The second hero of this concert was John Bruce Yeh, a young clarinetist equipped with a dazzling technique, an inquisitive mind and impeccable stylistic instincts. He blithely defined both the tension and the surprisingly florid order in Stravinsky’s Three Pieces (1919). Then he played a delirious extended duet with his electronic shadow in Boulez’s “Dialogue de l’ombre double” (1985).

His resourceful partner in matters of tape technology for this complex challenge was Howard Sandroff, officially charged with the duties of “computer-controlled spatialization.” The creative program credit no doubt reflects a profoundly significant sign of our times.

For a traditional Sunday breakfast, Ojai served a duo recital by Cho-Liang Lin and Andre-Michel Schub. The menu, much applauded by the eager gourmands in attendance, included sonatas and duets of Debussy and Stravinsky, including the reputed premiere of an obscure tango transcribed by the latter for Samuel Dushkin. One somewhat reluctant gourmand (this one) arrived only in time for the hearty dessert--Beethoven’s “Kreutzer” Sonata--played with much finesse by the pianist and with some unaccustomed stridency by the violinist.

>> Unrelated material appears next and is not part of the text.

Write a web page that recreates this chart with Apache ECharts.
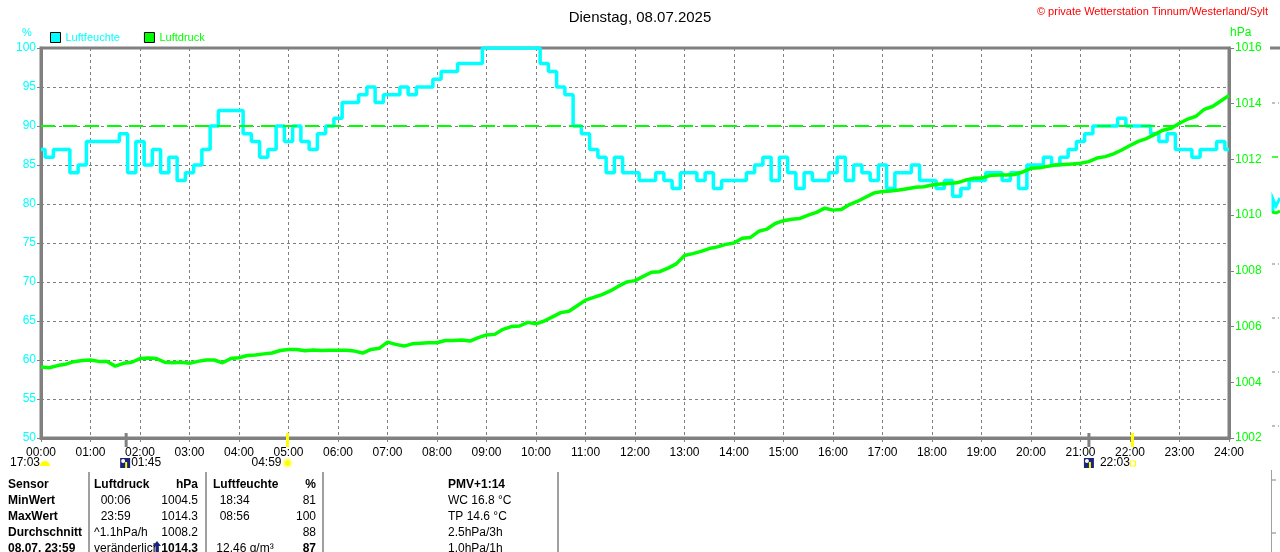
<!DOCTYPE html>
<html><head><meta charset="utf-8">
<script src="https://cdn.jsdelivr.net/npm/echarts@6/dist/echarts.min.js"></script>
<style>html,body{margin:0;padding:0;background:#fff}#c{width:1280px;height:552px}</style>
</head><body><div id="c"></div>
<script>
// ---- data (10-minute samples, 00:00 .. 24:00) ----
const hourLabels = ["00:00","01:00","02:00","03:00","04:00","05:00","06:00","07:00","08:00","09:00","10:00","11:00","12:00","13:00","14:00","15:00","16:00","17:00","18:00","19:00","20:00","21:00","22:00","23:00","24:00"];
const humidityTicks = [50,55,60,65,70,75,80,85,90,95,100];
const pressureTicks = [1002,1004,1006,1008,1010,1012,1014,1016];
const humidity = [
 87,86,87,87,84,85, 88,88,88,88,89,84, 88,85,87,84,86,83, 84,85,87,90,92,92,
 92,89,88,86,87,90, 88,90,88,87,89,90, 91,93,93,94,95,93, 94,94,95,94,95,95,
 96,97,97,98,98,98, 100,100,100,100,100,100, 100,98,97,95,94,90, 89,87,86,84,86,84,
 84,83,83,84,83,82, 84,84,83,84,82,83, 83,83,84,85,86,83, 86,84,82,84,83,83,
 84,86,83,85,84,83, 85,82,84,84,85,83, 83,82,83,81,82,83, 83,84,84,83,84,82,
 85,85,86,85,86,87, 88,89,90,90,90,91, 90,90,90,89,88,89, 87,87,86,87,87,88,
 87];
const pressure = [
 1004.55,1004.52,1004.6,1004.65,1004.74,1004.78, 1004.8,1004.75,1004.75,1004.58,1004.68,1004.72,
 1004.85,1004.87,1004.85,1004.72,1004.7,1004.72, 1004.68,1004.75,1004.8,1004.8,1004.7,1004.85,
 1004.88,1004.96,1004.98,1005.02,1005.05,1005.14, 1005.18,1005.18,1005.13,1005.16,1005.14,1005.15,
 1005.15,1005.15,1005.12,1005.05,1005.18,1005.22, 1005.44,1005.36,1005.3,1005.38,1005.4,1005.42,
 1005.42,1005.5,1005.5,1005.52,1005.48,1005.6, 1005.7,1005.72,1005.9,1006.0,1006.02,1006.15,
 1006.1,1006.2,1006.35,1006.5,1006.55,1006.75, 1006.95,1007.05,1007.15,1007.28,1007.45,1007.6,
 1007.65,1007.8,1007.95,1007.97,1008.1,1008.25, 1008.55,1008.62,1008.7,1008.8,1008.86,1008.95,
 1009.0,1009.17,1009.2,1009.42,1009.5,1009.7, 1009.8,1009.85,1009.88,1010.0,1010.1,1010.25,
 1010.18,1010.2,1010.38,1010.5,1010.65,1010.8, 1010.85,1010.87,1010.9,1010.95,1011.0,1011.02,
 1011.08,1011.12,1011.14,1011.16,1011.25,1011.32, 1011.33,1011.42,1011.44,1011.44,1011.46,1011.55,
 1011.68,1011.7,1011.75,1011.8,1011.82,1011.84, 1011.86,1011.92,1012.05,1012.1,1012.2,1012.34,
 1012.5,1012.65,1012.75,1012.9,1013.05,1013.12, 1013.3,1013.45,1013.55,1013.8,1013.9,1014.1,
 1014.3];
const humidityLimit = 90;
const titleText = "Dienstag, 08.07.2025";
const copyrightText = "\u00A9 private Wetterstation Tinnum/Westerland/Sylt";
// astro events (hours)
const moonEvents = [1.72, 21.17];
const sunEvents = [4.98, 22.05];
const tableRows = [
 ["Sensor","Luftdruck","hPa","Luftfeuchte","%","PMV+1:14"],
 ["MinWert","  00:06","1004.5","  18:34","81","WC 16.8 \u00B0C"],
 ["MaxWert","  23:59","1014.3","  08:56","100","TP 14.6 \u00B0C"],
 ["Durchschnitt","^1.1hPa/h","1008.2","","88","2.5hPa/3h"],
 ["08.07. 23:59","ver\u00E4nderlich","1014.3"," 12.46 g/m\u00B3","87","1.0hPa/1h"]
];

const FONT = '"Liberation Sans", Arial, sans-serif';
const GRAY = '#808080';
const chart = echarts.init(document.getElementById('c'));
const step = 1/6;

chart.setOption({
  animation: false,
  backgroundColor: '#fff',
  textStyle: {fontFamily: FONT},
  title: {text: titleText, left: 'center', top: 5,
    textStyle: {fontSize: 15, fontWeight: 'normal', color: '#000', fontFamily: FONT}},
  legend: {left: 50, top: 32, padding: 0, itemWidth: 10, itemHeight: 10, itemGap: 24, icon: 'rect',
    data: [
      {name: 'Luftfeuchte', itemStyle: {color: '#00ffff', borderColor: '#000', borderWidth: 1}, textStyle: {color: '#00ffff'}},
      {name: 'Luftdruck', itemStyle: {color: '#00ff00', borderColor: '#000', borderWidth: 1}, textStyle: {color: '#00ff00'}}
    ],
    textStyle: {fontSize: 11, fontFamily: FONT}},
  grid: {left: 41, right: 51, top: 48, bottom: 114, show: true, borderColor: GRAY, borderWidth: 3},
  xAxis: {type: 'value', min: 0, max: 24, interval: 1,
    axisLine: {show: true, lineStyle: {color: GRAY, width: 3}},
    axisTick: {show: true, length: 4, lineStyle: {color: GRAY}},
    axisLabel: {color: '#000', fontSize: 12, margin: 9, fontFamily: FONT,
      formatter: v => hourLabels[Math.round(v)], showMinLabel: true, showMaxLabel: true},
    splitLine: {show: true, lineStyle: {color: GRAY, type: [3,3], width: 1}}},
  yAxis: [
    {type: 'value', min: 50, max: 100, interval: 5, position: 'left',
      axisLine: {show: true, lineStyle: {color: GRAY, width: 3}},
      axisTick: {show: true, length: 4, lineStyle: {color: GRAY}},
      axisLabel: {color: '#00ffff', fontSize: 12, margin: 5, fontFamily: FONT,
        formatter: v => humidityTicks.includes(v) ? String(v) : ''},
      splitLine: {show: true, lineStyle: {color: GRAY, type: [3,3], width: 1}}},
    {type: 'value', min: 1002, max: 1016, interval: 2, position: 'right',
      axisLine: {show: true, lineStyle: {color: GRAY, width: 3}},
      axisTick: {show: true, length: 5, lineStyle: {color: GRAY}},
      axisLabel: {color: '#00ff00', fontSize: 12, margin: 6, fontFamily: FONT,
        formatter: v => pressureTicks.includes(v) ? String(v) : ''},
      splitLine: {show: false}}
  ],
  series: [
    {name: 'Luftfeuchte', type: 'line', yAxisIndex: 0, step: 'middle', symbol: 'none',
      data: humidity.map((v, i) => [i * step, v]),
      lineStyle: {color: '#00ffff', width: 3.5}, itemStyle: {color: '#00ffff'}, z: 3,
      markLine: {silent: true, symbol: 'none', label: {show: false},
        lineStyle: {color: '#00ff00', type: [14,8], width: 2},
        data: [{yAxis: humidityLimit}]}},
    {name: 'Luftdruck', type: 'line', yAxisIndex: 1, symbol: 'none',
      data: pressure.map((v, i) => [i * step, v]),
      lineStyle: {color: '#00ff00', width: 3.5}, itemStyle: {color: '#00ff00'}, z: 4}
  ]
});

// ---- decorations: astro markers, info table, neighbour-chart fragment ----
const g = [];
const px = h => chart.convertToPixel({xAxisIndex: 0}, h);
const yBottom = chart.convertToPixel({yAxisIndex: 0}, 50);
function txt(x, y, s, opts) {
  opts = opts || {};
  g.push({type: 'text', z: 20, style: {x: x, y: y, text: s, fill: opts.fill || '#000',
    font: (opts.bold ? 'bold ' : '') + (opts.size || 12) + 'px ' + FONT,
    textAlign: opts.align || 'left', textVerticalAlign: 'middle'}});
}

txt(1268, 12, copyrightText, {fill: '#ff0000', size: 11, align: 'right'});
txt(27, 33, '%', {fill: '#00ffff', size: 11, align: 'center'});
txt(1230, 33, 'hPa', {fill: '#00ff00', size: 12});

moonEvents.forEach(h => {
  const x = px(h);
  g.push({type: 'line', shape: {x1: x, y1: yBottom - 5, x2: x, y2: yBottom + 9}, style: {stroke: GRAY, lineWidth: 3}, z: 10});
});
sunEvents.forEach(h => {
  const x = px(h);
  g.push({type: 'line', shape: {x1: x, y1: yBottom - 5, x2: x, y2: yBottom + 9}, style: {stroke: '#ffff00', lineWidth: 3}, z: 10});
});
// icons + times under the axis
const iconY = 463;
txt(10, iconY, '17:03');
g.push({type: 'sector', shape: {cx: 45, cy: iconY + 3, r: 5, startAngle: Math.PI, endAngle: 2 * Math.PI}, style: {fill: '#ffff00'}});
function moonIcon(x) {
  g.push({type: 'rect', shape: {x: x, y: iconY - 5, width: 10, height: 10}, style: {fill: '#1a237e'}});
  g.push({type: 'circle', shape: {cx: x + 3, cy: iconY - 2, r: 2}, style: {fill: '#ffffff'}});
  g.push({type: 'rect', shape: {x: x + 5, y: iconY - 1, width: 2, height: 6}, style: {fill: '#ffff00'}});
}
moonIcon(px(moonEvents[0]) - 6);
txt(px(moonEvents[0]) + 5, iconY, '01:45');
txt(px(sunEvents[0]) - 6, iconY, '04:59', {align: 'right'});
g.push({type: 'circle', shape: {cx: px(sunEvents[0]), cy: iconY, r: 4}, style: {fill: '#ffff00', stroke: '#ffffa0', lineWidth: 2}});
moonIcon(px(moonEvents[1]) - 5);
txt(px(moonEvents[1]) + 11, iconY, '22:03');
g.push({type: 'rect', shape: {x: px(sunEvents[1]) - 2, y: iconY - 2, width: 5, height: 5}, style: {fill: 'none', stroke: '#ffff00', lineWidth: 1}});

// table separators
[89, 206, 323, 558].forEach(x => g.push({type: 'line', shape: {x1: x, y1: 472, x2: x, y2: 552}, style: {stroke: '#a0a0a0', lineWidth: 2}}));
const rowY = [485, 501, 517, 533, 549];
tableRows.forEach((r, i) => {
  const y = rowY[i];
  const head = i === 0;
  const last = i === 4;
  txt(8, y, r[0], {bold: true});
  txt(94, y, r[1], {bold: head});
  txt(198, y, r[2], {bold: head || last, align: 'right'});
  txt(213, y, r[3], {bold: head});
  txt(316, y, r[4], {bold: head || last, align: 'right'});
  txt(448, y, r[5], {bold: head});
});
// trend arrow in last row
g.push({type: 'polygon', z: 21, shape: {points: [[157, 541], [153, 546], [155.5, 546], [155.5, 553], [158.5, 553], [158.5, 546], [161, 546]]}, style: {fill: '#1a237e'}});

// fragment of the neighbouring chart at the right edge
g.push({type: 'line', shape: {x1: 1270, y1: 48, x2: 1280, y2: 48}, style: {stroke: GRAY, lineWidth: 3}});
[103, 264, 318, 372, 426].forEach(y => {
  g.push({type: 'line', shape: {x1: 1272, y1: y, x2: 1275, y2: y}, style: {stroke: GRAY, lineWidth: 1}});
  g.push({type: 'line', shape: {x1: 1278, y1: y, x2: 1279, y2: y}, style: {stroke: GRAY, lineWidth: 1}});
});
g.push({type: 'line', shape: {x1: 1272, y1: 157, x2: 1278, y2: 157}, style: {stroke: '#00ff00', lineWidth: 1.5}});
g.push({type: 'polyline', shape: {points: [[1273, 212], [1273, 199], [1276, 206], [1280, 198]]}, style: {stroke: '#00ffff', lineWidth: 3}});
g.push({type: 'polyline', shape: {points: [[1272, 212], [1276, 213], [1280, 211]]}, style: {stroke: '#00ff00', lineWidth: 3}});
g.push({type: 'line', shape: {x1: 1271.5, y1: 470, x2: 1271.5, y2: 552}, style: {stroke: '#a0a0a0', lineWidth: 1}});
[480, 533].forEach(y => g.push({type: 'line', shape: {x1: 1272, y1: y, x2: 1276, y2: y}, style: {stroke: GRAY, lineWidth: 1}}));

chart.setOption({graphic: g});
</script></body></html>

Boulez and the Los Angeles Philharmonic devoted the grand finale of the Ojai orgy to three disparate giants of the century: Bartok, Schoenberg and Debussy. The players didn’t have an inch to spare on the tiny stage, and the balmy clime obviously took its humid toll (the men sensibly doffed their white jackets). The dauntless maestro exerted taut refinement and precision even under imperfect conditions, however, and the microphones treated the music kindly. Once again, our orchestra sounded like an inspired world-class ensemble.

Boulez reduced the violence of Bartok’s Four Pieces, Opus 12, to mere urgency, but that may have been a wise decision in context. He certainly savored the odd romantic echoes in Schoenberg’s second Chamber Symphony (1939), and he depicted both the delicate ripples and the mighty waves of Debussy’s “La Mer” with objective savoir-faire.